# SHORT EXERCISE
Quote every line of the data below as it stands, omitting pictures.

# DATA SHOWN
──────

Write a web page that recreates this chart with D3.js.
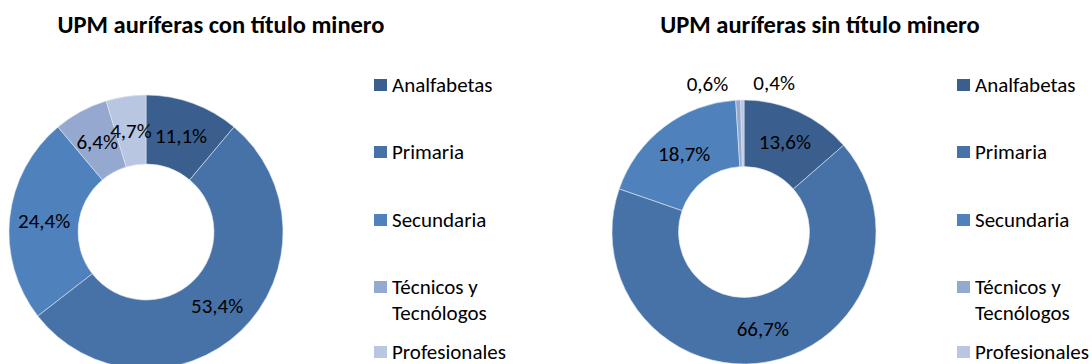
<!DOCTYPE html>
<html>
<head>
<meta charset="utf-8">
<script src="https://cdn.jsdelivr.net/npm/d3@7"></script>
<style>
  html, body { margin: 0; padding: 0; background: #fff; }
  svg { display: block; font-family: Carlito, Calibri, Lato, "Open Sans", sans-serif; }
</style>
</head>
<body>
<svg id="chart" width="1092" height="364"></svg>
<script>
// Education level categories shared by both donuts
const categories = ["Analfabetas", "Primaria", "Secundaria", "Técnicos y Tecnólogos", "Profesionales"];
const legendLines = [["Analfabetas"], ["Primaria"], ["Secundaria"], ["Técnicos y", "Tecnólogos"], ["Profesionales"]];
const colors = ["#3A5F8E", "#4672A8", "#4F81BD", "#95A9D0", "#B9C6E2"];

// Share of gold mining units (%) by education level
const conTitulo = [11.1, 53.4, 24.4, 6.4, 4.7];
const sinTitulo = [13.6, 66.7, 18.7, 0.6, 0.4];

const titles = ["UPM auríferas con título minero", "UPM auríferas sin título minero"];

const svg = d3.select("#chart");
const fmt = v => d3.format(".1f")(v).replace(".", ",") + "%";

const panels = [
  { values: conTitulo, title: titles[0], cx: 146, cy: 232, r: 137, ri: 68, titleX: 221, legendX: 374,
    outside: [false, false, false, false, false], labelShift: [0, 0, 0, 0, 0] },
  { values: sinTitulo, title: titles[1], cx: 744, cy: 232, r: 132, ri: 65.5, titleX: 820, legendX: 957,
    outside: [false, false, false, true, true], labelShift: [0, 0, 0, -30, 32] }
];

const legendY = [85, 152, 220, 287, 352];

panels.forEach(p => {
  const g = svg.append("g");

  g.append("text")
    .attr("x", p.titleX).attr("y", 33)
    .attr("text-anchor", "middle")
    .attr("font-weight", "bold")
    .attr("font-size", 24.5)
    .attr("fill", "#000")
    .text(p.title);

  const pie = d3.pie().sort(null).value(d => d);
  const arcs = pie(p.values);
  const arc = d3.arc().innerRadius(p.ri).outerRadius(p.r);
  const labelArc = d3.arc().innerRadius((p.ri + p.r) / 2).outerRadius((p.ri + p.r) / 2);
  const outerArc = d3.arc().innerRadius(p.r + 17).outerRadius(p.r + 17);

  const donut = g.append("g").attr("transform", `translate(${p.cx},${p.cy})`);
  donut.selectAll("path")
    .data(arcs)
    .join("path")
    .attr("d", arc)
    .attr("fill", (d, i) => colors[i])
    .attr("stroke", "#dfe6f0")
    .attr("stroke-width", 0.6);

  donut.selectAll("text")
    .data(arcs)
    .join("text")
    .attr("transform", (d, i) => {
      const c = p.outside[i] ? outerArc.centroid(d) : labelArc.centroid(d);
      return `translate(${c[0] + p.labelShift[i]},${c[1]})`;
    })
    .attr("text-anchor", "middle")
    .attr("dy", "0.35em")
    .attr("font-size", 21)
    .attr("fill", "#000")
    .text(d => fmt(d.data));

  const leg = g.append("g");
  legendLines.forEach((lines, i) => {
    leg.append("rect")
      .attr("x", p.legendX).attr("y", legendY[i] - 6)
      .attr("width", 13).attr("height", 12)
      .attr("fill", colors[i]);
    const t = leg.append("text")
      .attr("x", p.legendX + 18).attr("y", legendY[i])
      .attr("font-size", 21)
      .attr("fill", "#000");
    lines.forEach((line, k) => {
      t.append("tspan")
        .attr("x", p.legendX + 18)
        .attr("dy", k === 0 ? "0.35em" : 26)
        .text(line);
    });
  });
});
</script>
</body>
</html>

──────

# CORRECT ANSWER
Write a web page that recreates this chart with D3.js.
<!DOCTYPE html>
<html>
<head>
<meta charset="utf-8">
<script src="https://cdn.jsdelivr.net/npm/d3@7"></script>
<style>
  html, body { margin: 0; padding: 0; background: #fff; }
  svg { display: block; font-family: Carlito, Calibri, Lato, "Open Sans", sans-serif; }
</style>
</head>
<body>
<svg id="chart" width="1092" height="364"></svg>
<script>
// Education level categories shared by both donuts
const categories = ["Analfabetas", "Primaria", "Secundaria", "Técnicos y Tecnólogos", "Profesionales"];
const legendLines = [["Analfabetas"], ["Primaria"], ["Secundaria"], ["Técnicos y", "Tecnólogos"], ["Profesionales"]];
const colors = ["#3A5F8E", "#4672A8", "#4F81BD", "#95A9D0", "#B9C6E2"];

// Share of gold mining units (%) by education level
const conTitulo = [11.1, 53.4, 24.4, 6.4, 4.7];
const sinTitulo = [13.6, 66.7, 18.7, 0.6, 0.4];

const titles = ["UPM auríferas con título minero", "UPM auríferas sin título minero"];

const svg = d3.select("#chart");
const fmt = v => d3.format(".1f")(v).replace(".", ",") + "%";

const panels = [
  { values: conTitulo, title: titles[0], cx: 146, cy: 232, r: 137, ri: 68, titleX: 221, legendX: 374,
    outside: [false, false, false, false, false], labelShift: [0, 0, 0, 0, 0] },
  { values: sinTitulo, title: titles[1], cx: 744, cy: 232, r: 132, ri: 65.5, titleX: 820, legendX: 957,
    outside: [false, false, false, true, true], labelShift: [0, 0, 0, -30, 32] }
];

const legendY = [85, 152, 220, 287, 352];

panels.forEach(p => {
  const g = svg.append("g");

  g.append("text")
    .attr("x", p.titleX).attr("y", 33)
    .attr("text-anchor", "middle")
    .attr("font-weight", "bold")
    .attr("font-size", 24.5)
    .attr("fill", "#000")
    .text(p.title);

  const pie = d3.pie().sort(null).value(d => d);
  const arcs = pie(p.values);
  const arc = d3.arc().innerRadius(p.ri).outerRadius(p.r);
  const labelArc = d3.arc().innerRadius((p.ri + p.r) / 2).outerRadius((p.ri + p.r) / 2);
  const outerArc = d3.arc().innerRadius(p.r + 17).outerRadius(p.r + 17);

  const donut = g.append("g").attr("transform", `translate(${p.cx},${p.cy})`);
  donut.selectAll("path")
    .data(arcs)
    .join("path")
    .attr("d", arc)
    .attr("fill", (d, i) => colors[i])
    .attr("stroke", "#dfe6f0")
    .attr("stroke-width", 0.6);

  donut.selectAll("text")
    .data(arcs)
    .join("text")
    .attr("transform", (d, i) => {
      const c = p.outside[i] ? outerArc.centroid(d) : labelArc.centroid(d);
      return `translate(${c[0] + p.labelShift[i]},${c[1]})`;
    })
    .attr("text-anchor", "middle")
    .attr("dy", "0.35em")
    .attr("font-size", 21)
    .attr("fill", "#000")
    .text(d => fmt(d.data));

  const leg = g.append("g");
  legendLines.forEach((lines, i) => {
    leg.append("rect")
      .attr("x", p.legendX).attr("y", legendY[i] - 6)
      .attr("width", 13).attr("height", 12)
      .attr("fill", colors[i]);
    const t = leg.append("text")
      .attr("x", p.legendX + 18).attr("y", legendY[i])
      .attr("font-size", 21)
      .attr("fill", "#000");
    lines.forEach((line, k) => {
      t.append("tspan")
        .attr("x", p.legendX + 18)
        .attr("dy", k === 0 ? "0.35em" : 26)
        .text(line);
    });
  });
});
</script>
</body>
</html>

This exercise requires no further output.